The consumption function C = C₀ + cY_d relates consumption to disposable income, where c is the marginal propensity to consume (0 < c < 1). Empirically, consumption depends on current income, permanent income, wealth, interest rates, and expectations. The marginal propensity to consume determines the fiscal multiplier and is therefore critical for understanding demand dynamics.
From your study of household optimization, you know that consumers solve an intertemporal problem: they allocate spending across time to maximize lifetime utility, subject to a budget constraint that spans multiple periods. The consumption function C = C₀ + cY_d is the macroeconomist's reduced-form summary of this optimization. C₀ is autonomous consumption — the baseline spending that occurs even at zero disposable income, financed by savings or borrowing. The coefficient c is the marginal propensity to consume (MPC) — the fraction of each additional dollar of disposable income that households spend rather than save. If MPC = 0.8, then for every $100 increase in after-tax income, households spend $80 and save $20.
The MPC is not a fixed constant of nature — it varies systematically with household characteristics and the nature of the income change. Permanent income hypothesis, associated with Milton Friedman, argues that households smooth consumption over time: temporary income shocks generate little consumption response because rational agents save windfalls and dissave during temporary income dips. Only changes in permanent income — the expected long-run average — substantially shift consumption. This implies that a one-time tax rebate (perceived as temporary) should produce a small consumption response, while a permanent tax cut should produce a large one.

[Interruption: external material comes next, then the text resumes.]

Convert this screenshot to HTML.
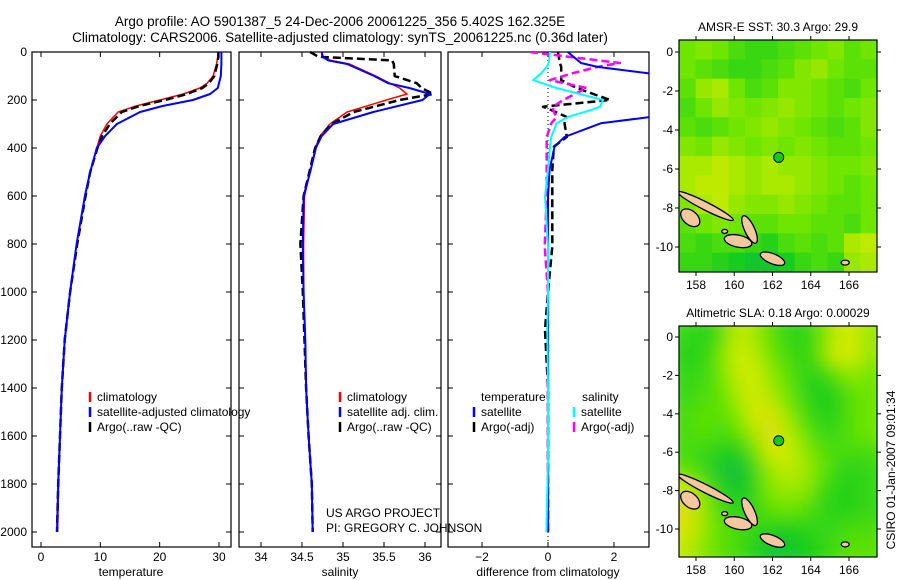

Empirically, the truth lies between extremes: liquidity-constrained households (those who cannot borrow against future income) consume out of current income even when they know it is temporary, raising the aggregate MPC above what pure Friedman optimization would predict.
Wealth effects add another channel. Household wealth — including housing equity and financial assets — enters the consumption function alongside income. A stock market boom that increases household net worth stimulates consumption even without any income change. The housing wealth effect was a major amplifier during the mid-2000s boom and a drag during the 2008–2009 bust. The interest rate also matters: higher rates raise the return to saving and lower the cost of deferring consumption, tending to reduce current consumption (the substitution effect). Whether this dominates or is offset by income effects depends on whether households are net borrowers or net savers.
The MPC is not just a behavioral parameter — it is the key to understanding the fiscal multiplier. When the government increases spending by $1, that dollar becomes income for someone, who spends a fraction c of it, generating c dollars of new income for others, who spend c² of it, and so on. The multiplier converges to 1/(1 − c): if MPC = 0.8, the multiplier is 5. If MPC = 0.5, the multiplier is 2. This is why debates about the MPC are not merely academic — they determine whether fiscal stimulus is a powerful tool for stabilizing recessions or a costly policy with small aggregate effects. The actual multiplier is smaller than the simple formula suggests because of taxes, imports, and crowding out of private investment, but the MPC remains the fundamental parameter controlling its magnitude.